A broken cap gold hen also won Best Novice Lizard canary. This bird was benched by Wayne Elton, who sent out a strong team. I particularly liked his broken cap gold cock, which displayed wonderful spangles on broad shoulders, and had excellent rowings for a male. For some reason, this bird has never won a major award, even though Wayne thinks it’s the pick of his team (and I agree with him). I can only assume it is one of those birds that looks his best in the afternoon, when he is relaxed and not under the judge’s gaze. Too late!
It still amazes me how much Stan Bolton has salvaged from the disaster that befell his stud earlier this year. His non cap gold hen, Best Champion at the National, was still looking good, and his clear cap gold cock displayed excellent spangles and colour. You can only imagine what he would have won if he hadn’t lost most of his birds half way through the breeding season.

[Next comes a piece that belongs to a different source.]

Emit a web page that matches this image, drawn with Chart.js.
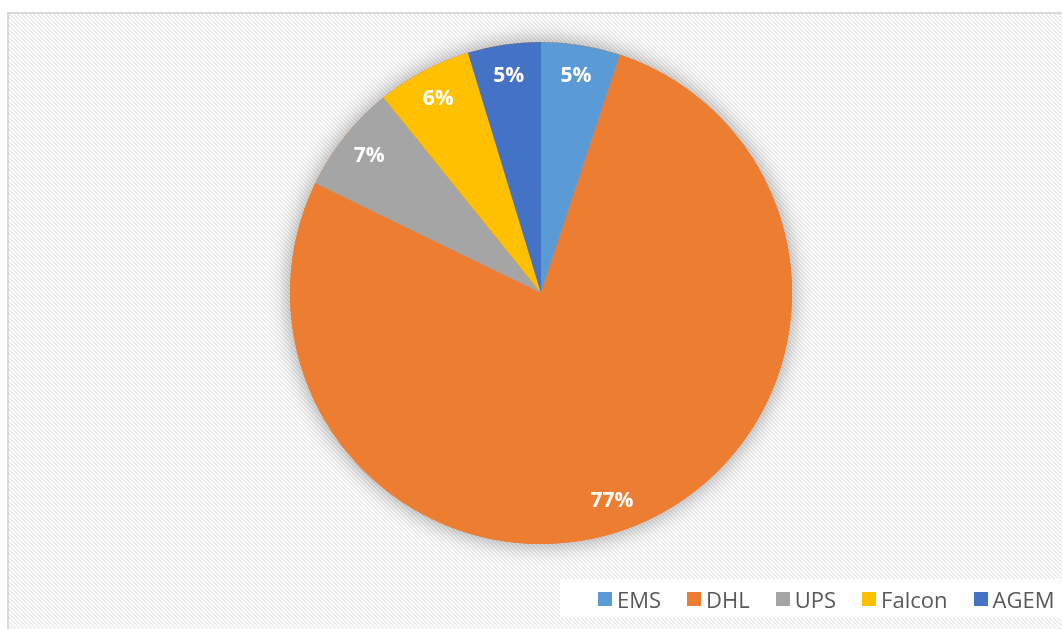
<!DOCTYPE html>
<html>
<head>
<meta charset="utf-8">
<script src="https://cdn.jsdelivr.net/npm/chart.js@4/dist/chart.umd.min.js"></script>
<style>
  html, body { margin: 0; padding: 0; width: 1062px; height: 629px; overflow: hidden; background: #fff; }
  #cadre {
    position: absolute; left: 7px; top: 12px; width: 1100px; height: 700px;
    border: 2px solid #d9d9d9; box-sizing: border-box;
  }
  #grafico { position: absolute; left: 0; top: 0; }
  #legende {
    position: absolute; left: 560px; top: 579px; width: 520px; height: 39px;
    background: rgba(255,255,255,0.92);
    display: flex; align-items: center; padding-left: 38px; box-sizing: border-box;
    font-family: "Open Sans", sans-serif; font-size: 22px; color: #595959;
  }
  .item { display: flex; align-items: center; margin-right: 26px; }
  .carre { width: 14px; height: 14px; margin-right: 5px; }
</style>
</head>
<body>
<div id="cadre"></div>
<canvas id="grafico" width="1062" height="629"></canvas>
<div id="legende"></div>
<script>
const transporteurs = ["EMS", "DHL", "UPS", "Falcon", "AGEM"];
const parts = [5.1, 77.1, 7.0, 6.1, 4.7];
const couleurs = ["#5b9bd5", "#ed7d31", "#a5a5a5", "#ffc000", "#4472c4"];

// Fond hachuré du cadre (petite tuile 4x4 en diagonale)
function motifHachure() {
  const t = document.createElement("canvas");
  t.width = 4; t.height = 4;
  const c = t.getContext("2d");
  c.fillStyle = "#ffffff";
  c.fillRect(0, 0, 4, 4);
  c.fillStyle = "#ececec";
  for (let y = 0; y < 4; y++) {
    for (let x = 0; x < 4; x++) {
      if ((x - y + 8) % 4 < 2) c.fillRect(x, y, 1, 1);
    }
  }
  return t.toDataURL();
}
document.getElementById("cadre").style.backgroundImage = `url(${motifHachure()})`;

// Ombre douce autour du camembert
const ombre = {
  id: "ombre",
  beforeDatasetsDraw(chart) {
    const arc = chart.getDatasetMeta(0).data[0];
    if (!arc) return;
    const ctx = chart.ctx;
    ctx.save();
    ctx.shadowColor = "rgba(0,0,0,0.38)";
    ctx.shadowBlur = 22;
    ctx.fillStyle = "#ed7d31";
    ctx.beginPath();
    ctx.arc(arc.x, arc.y, arc.outerRadius, 0, Math.PI * 2);
    ctx.fill();
    ctx.restore();
  }
};

// Etiquettes en pourcentage dans les parts
const etiquettes = {
  id: "etiquettes",
  afterDatasetsDraw(chart, args, opts) {
    const ctx = chart.ctx;
    const total = parts.reduce((a, b) => a + b, 0);
    ctx.save();
    ctx.font = "bold 21px 'Open Sans', sans-serif";
    ctx.fillStyle = "#ffffff";
    ctx.textAlign = "center";
    ctx.textBaseline = "middle";
    chart.getDatasetMeta(0).data.forEach((arc, i) => {
      const decal = (opts.decalage[i] || 0) * Math.PI / 180;
      const milieu = (arc.startAngle + arc.endAngle) / 2 + decal;
      const r = arc.outerRadius * 0.875;
      const x = arc.x + Math.cos(milieu) * r;
      const y = arc.y + Math.sin(milieu) * r;
      ctx.fillText(Math.round(parts[i] / total * 100) + "%", x, y);
    });
    ctx.restore();
  }
};

new Chart(document.getElementById("grafico"), {
  type: "pie",
  data: {
    labels: transporteurs,
    datasets: [{
      data: parts,
      backgroundColor: couleurs,
      borderWidth: 0
    }]
  },
  options: {
    responsive: false,
    animation: false,
    layout: { padding: { left: 290, top: 42, right: 270, bottom: 85 } },
    plugins: {
      legend: { display: false },
      tooltip: { enabled: false },
      etiquettes: { decalage: { 1: 4 } }
    }
  },
  plugins: [ombre, etiquettes]
});

// Legende
const legende = document.getElementById("legende");
transporteurs.forEach((nom, i) => {
  const item = document.createElement("div");
  item.className = "item";
  item.innerHTML = `<span class="carre" style="background:${couleurs[i]}"></span><span>${nom}</span>`;
  legende.appendChild(item);
});
</script>
</body>
</html>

I had been looking forward to see how Les Parkin’s broken cap silver hen would fare at the show. She had been unbeatable at local shows earlier in the season, but was evidently feeling the effects of a long campaign, and wasn’t at her best this time. That’s a pity; Les only keeps a few pairs of Lizards and I’d love to see him defy the odds at a big show.
I like the Midland show. It has that late autumn feel; it is the swan-song of the Lizard canary season (1); the pressure is off. There is more time to look at the birds and appreciate them; to chat to the breeders, to assess their past progress and their future prospects; we all have one eye on the next season. Isn’t that how the year should end ?
My thanks to Stan Bolton for lending me his camera after I’d left mine at home!
- Sorry about the mixed metaphor. Apologies also to the January shows, but most people wrap up their season at the Midland.